The United States secretary of state, John Kerry, is currently on his sixth visit to the Middle East, and perhaps some were under the impression that the sixth time might be the charm.
Over the last few days, some positive signals began to emerge, laying the groundwork for a bit of optimism that Kerry would manage to achieve something on this trip. At first, there was the news that the Israeli government would resume peace talks, based on the 1967 borders for a future Palestinian state.
But Prime Minister Benjamin Netanyahu, through a spokesman, swiftly denied the report.
Meanwhile, Kerry has been busy using the tried-and-failed American tactic of dangling economic incentives in front of the Palestinians, who stress that sovereignty remains the crux of the matter.
Kerry forged ahead and presented his latest plan to Palestinian officials, who have been less than lukewarm about the initiative.
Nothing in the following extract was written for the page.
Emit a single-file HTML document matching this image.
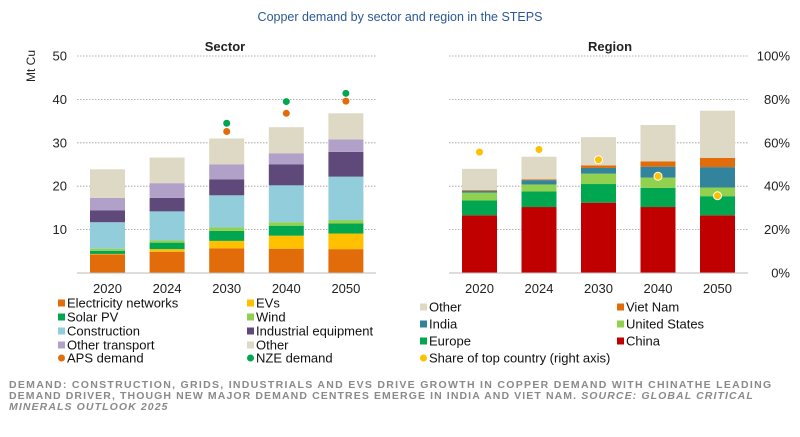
<!DOCTYPE html>
<html><head><meta charset="utf-8">
<style>
body{margin:0;background:#fff;width:800px;height:432px;overflow:hidden;font-family:"Liberation Sans",Arial,sans-serif;}
svg text{font-family:"Liberation Sans",Arial,sans-serif;}
</style></head>
<body>
<svg id="c" width="800" height="432" viewBox="0 0 800 432">
<text x="400" y="21" text-anchor="middle" font-size="12.5" fill="#2b5797">Copper demand by sector and region in the STEPS</text>
<text x="225" y="51" text-anchor="middle" font-size="13" font-weight="bold" fill="#222">Sector</text>
<text x="610" y="51" text-anchor="middle" font-size="13" font-weight="bold" fill="#222">Region</text>
<text transform="translate(35,66) rotate(-90)" text-anchor="middle" font-size="12" fill="#222">Mt Cu</text>
<g id="left"></g><g id="right"></g>
<g id="legend"></g>
<text font-size="10.5" font-weight="bold" fill="#8a8a8a" letter-spacing="1.3">
<tspan x="9" y="388">DEMAND: CONSTRUCTION, GRIDS, INDUSTRIALS AND EVS DRIVE GROWTH IN COPPER DEMAND WITH CHINATHE LEADING</tspan>
<tspan x="9" y="399" letter-spacing="1.1">DEMAND DRIVER, THOUGH NEW MAJOR DEMAND CENTRES EMERGE IN INDIA AND VIET NAM. <tspan font-style="italic">SOURCE: GLOBAL CRITICAL</tspan></tspan>
<tspan x="9" y="410" font-style="italic" letter-spacing="1.1">MINERALS OUTLOOK 2025</tspan>
</text>
</svg>
<script>
const years=["2020","2024","2030","2040","2050"];
const sectorNames=["Electricity networks","EVs","Solar PV","Wind","Construction","Industrial equipment","Other transport","Other"];
const sectorColors=["#e36c0a","#ffc000","#00a650","#92d050","#92cddc","#5f497a","#b1a0c7","#ddd9c4"];
const elecNet=[4.3,4.9,5.7,5.6,5.5];
const evs=[0.1,0.6,1.7,3.0,3.6];
const solarPv=[0.7,1.5,2.3,2.3,2.3];
const wind=[0.5,0.5,0.8,0.8,0.8];
const construction=[6.1,6.7,7.4,8.5,10.0];
const industrial=[2.7,3.1,3.7,4.8,5.7];
const otherTransport=[2.9,3.4,3.4,2.6,2.9];
const otherSector=[6.6,5.9,6.0,6.0,6.0];
const apsDemand=[null,null,32.6,36.8,39.6];
const nzeDemand=[null,null,34.5,39.5,41.4];
const leftTicks=[10,20,30,40,50];
const regionNames=["China","Europe","United States","India","Viet Nam","Other"];
const regionColors=["#c00000","#00a650","#92d050","#31849b","#e36c0a","#ddd9c4"];
const china=[13.3,15.2,16.2,15.2,13.3];
const europe=[3.4,3.6,4.3,4.4,4.4];
const us=[1.8,1.6,2.4,2.4,2.0];
const india=[0.4,1.0,1.3,2.5,4.7];
const vietNam=[0.2,0.2,0.6,1.2,2.1];
const otherRegion=[4.9,5.2,6.5,8.4,10.9];
const topShare=[55.7,56.9,52.2,44.6,35.6];
const rightTicks=["0%","20%","40%","60%","80%","100%"];

const NS="http://www.w3.org/2000/svg";
function mk(parent,tag,attrs){const e=document.createElementNS(NS,tag);for(const k in attrs)e.setAttribute(k,attrs[k]);parent.appendChild(e);return e;}
const y0=273,yTop=56;
function yMt(v){return y0-(v/50)*(y0-yTop);}
function yPct(p){return y0-(p/100)*(y0-yTop);}
const L=document.getElementById('left'),R=document.getElementById('right'),G=document.getElementById('legend');
function xL(i){return 107.5+i*59.6;}
function xR(i){return 479.5+i*59.5;}
const bw=35;

leftTicks.forEach(t=>{
 const g=mk(L,'line',{x1:77,x2:376,y1:yMt(t),y2:yMt(t),stroke:'#999','stroke-dasharray':'1.5,1.5','stroke-width':0.8});
 
 
 const tx=mk(L,'text',{x:67,y:yMt(t)+4.5,'text-anchor':'end','font-size':13,fill:'#222'});tx.textContent=t;
 
 
});
const sSeries=[elecNet,evs,solarPv,wind,construction,industrial,otherTransport,otherSector];
years.forEach((yr,i)=>{
 let cum=0;
 sSeries.forEach((s,k)=>{
  const r=mk(L,'rect',{x:xL(i)-bw/2,y:yMt(cum+s[i]),width:bw,height:yMt(cum)-yMt(cum+s[i]),fill:sectorColors[k]});
  
  
  cum+=s[i];
 });
 if(apsDemand[i]!=null){
  const c=mk(L,'circle',{cx:xL(i),cy:yMt(apsDemand[i]),r:3.5,fill:'#e36c0a'});
  
  
 }
 if(nzeDemand[i]!=null){
  const c=mk(L,'circle',{cx:xL(i),cy:yMt(nzeDemand[i]),r:3.5,fill:'#00a650'});
  
  
 }
 const tx=mk(L,'text',{x:xL(i),y:y0+20,'text-anchor':'middle','font-size':13,fill:'#222'});tx.textContent=yr;
 
 
});
const ax=mk(L,'line',{x1:77,x2:376,y1:y0,y2:y0,stroke:'#bbb','stroke-width':1});



rightTicks.forEach((t,k)=>{
 const p=k*20;
 if(p>0){const g=mk(R,'line',{x1:449,x2:748,y1:yPct(p),y2:yPct(p),stroke:'#999','stroke-dasharray':'1.5,1.5','stroke-width':0.8});
 
 }
 const tx=mk(R,'text',{x:790,y:yPct(p)+4.5,'text-anchor':'end','font-size':13,fill:'#222'});tx.textContent=t;
 
 
});
const rSeries=[china,europe,us,india,vietNam,otherRegion];
years.forEach((yr,i)=>{
 let cum=0;
 rSeries.forEach((s,k)=>{
  const r=mk(R,'rect',{x:xR(i)-bw/2,y:yMt(cum+s[i]),width:bw,height:yMt(cum)-yMt(cum+s[i]),fill:regionColors[k]});
  
  
  cum+=s[i];
 });
 const tx=mk(R,'text',{x:xR(i),y:y0+20,'text-anchor':'middle','font-size':13,fill:'#222'});tx.textContent=yr;
 
 
});
years.forEach((yr,i)=>{
 const c=mk(R,'circle',{cx:xR(i),cy:yPct(topShare[i]),r:4,fill:'#ffc000',stroke:'#fff','stroke-width':1});
 
 
});
const ax2=mk(R,'line',{x1:449,x2:748,y1:y0,y2:y0,stroke:'#bbb','stroke-width':1});



function leg(x,y,color,label,circle){
 const g=mk(G,'g',{});
 
 
 if(circle)mk(g,'circle',{cx:x+3.5,cy:y,r:3.5,fill:color});
 else mk(g,'rect',{x:x,y:y-3.5,width:7,height:7,fill:color});
 const t=mk(g,'text',{x:x+9,y:y+4.5,'font-size':13,fill:'#111'});t.textContent=label;
}
const lrow=[303,317,331,345,358];
sectorNames.forEach((n,k)=>leg(k%2?247:58,lrow[Math.floor(k/2)],sectorColors[k],n,false));
leg(58,lrow[4],'#e36c0a','APS demand',true);
leg(247,lrow[4],'#00a650','NZE demand',true);
const rrow=[307,324,341,358];
leg(420,rrow[0],regionColors[5],'Other',false);
leg(617,rrow[0],regionColors[4],'Viet Nam',false);
leg(420,rrow[1],regionColors[3],'India',false);
leg(617,rrow[1],regionColors[2],'United States',false);
leg(420,rrow[2],regionColors[1],'Europe',false);
leg(617,rrow[2],regionColors[0],'China',false);
leg(420,rrow[3],'#ffc000','Share of top country (right axis)',true);
</script>
</body></html>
While Israel claims that it is making compromises in the interest of peace, it usually turns out that the Israelis merely scale down by a tiny fraction the level of their illegal measures against the Palestinians, such as travel restrictions, while refusing to consider any change to their blatantly illegal settlements archipelago.
When the European Parliament, for example, mulls the idea of cutting off funding to projects inside Israeli-occupied territory, it is the turn of American officials, such as Kerry, to become involved in contacting the Europeans, as if he is one of those harmed by the step.
In the end, Kerry’s latest sojourn is another example of abject failure by U.S. foreign policy.
The secretary of state even went to the trouble of “arming himself” with the support of the Arab League, in this latest bid to move the moribund peace process forward. Kerry, and the U.S. foreign policy establishment, only demonstrates how out of touch he is with the region when he pursues peacemaking efforts by seeking out the support of the Arab League, which for more than 50 years has been one of the most potent symbols of disappointment and dysfunction, particularly when it comes to the Palestine issue.
Does anyone in Washington actually believe that the U.S. is actually perceived by an honest broker in the Arab-Israeli conflict? Kerry’s latest jaunt through the region has only reinforced the notion that the U.S. remains woefully out of touch with reality, as it supports Tel Aviv on everything of substance.
As a result, the Palestinians have had no qualms rebuffing Kerry and other U.S. diplomats as they recycle the same old, tired initiatives – confidence-building, instead of removing Israeli illegalities, or economic assistance, when the Palestinians suffer from an acute sovereignty deficit.
The Palestinians know that when it comes to the U.S. and Israel, they are dealing with the bad cop-worse cop scenario. This week, they have signaled their lack of interest in allowing Kerry to achieve victories that might help American politicians in Washington, but not Palestinians in their own land.